Solar eclipse of January 5, 2038 | |
---|---|
Type of eclipse | |
Nature | Annular |
Gamma | 0.4169 |
Magnitude | 0.9728 |
Maximum eclipse | |
Duration | 198 s (3 min 18 s) |
Coordinates | 2°06′N 25°24′W / 2.1°N 25.4°W |
Max. width of band | 107 km (66 mi) |
Times (UTC) | |
Greatest eclipse | 13:47:11 |
References | |
Saros | 132 (47 of 71) |
Catalog # (SE5000) | 9592 |
An annular solar eclipse will occur at the Moon's descending node of orbit on Tuesday, January 5, 2038,[1] with a magnitude of 0.9728. A solar eclipse occurs when the Moon passes between Earth and the Sun, thereby totally or partly obscuring the image of the Sun for a viewer on Earth. An annular solar eclipse occurs when the Moon's apparent diameter is smaller than the Sun's, blocking most of the Sun's light and causing the Sun to look like an annulus (ring). An annular eclipse appears as a partial eclipse over a region of the Earth thousands of kilometres wide. The Moon's apparent diameter will be near the average diameter because it will occur 6.8 days after perigee (on December 29, 2037, at 18:50 UTC) and 7 days before apogee (on January 12, 2038, at 14:00 UTC).[2]

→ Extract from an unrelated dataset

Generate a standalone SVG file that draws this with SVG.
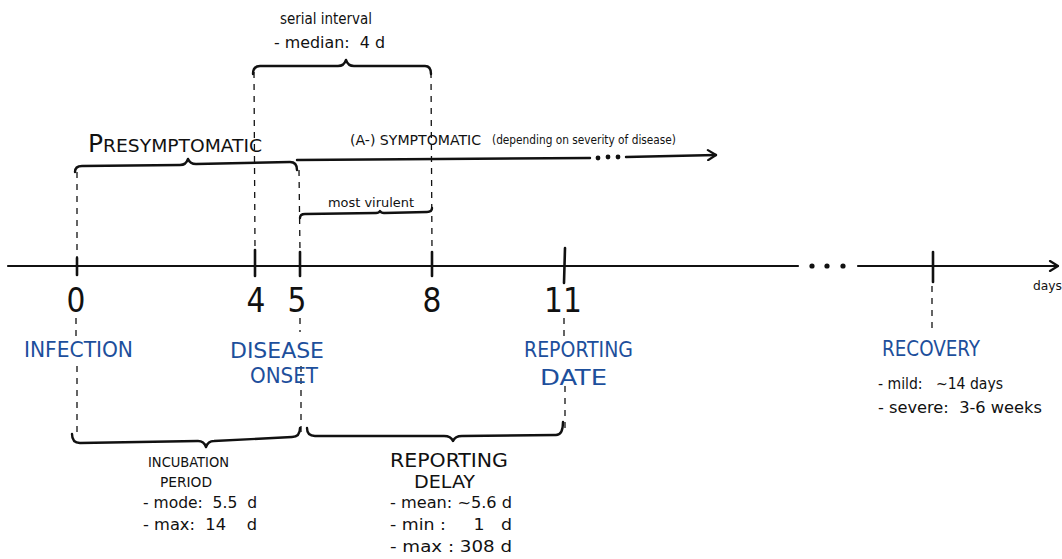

Annularity will be visible from parts of Cuba, Haiti, the Dominican Republic, Saint Lucia, Saint Vincent and the Grenadines, Barbados, Liberia, Côte d'Ivoire, Ghana, Togo, Benin, northwestern Nigeria, Niger, Chad, southeastern Libya, northwestern Sudan, and southwestern Egypt. A partial eclipse will be visible for parts of eastern North America, Central America, the Caribbean, northern South America, Europe, and the northern two-thirds of Africa.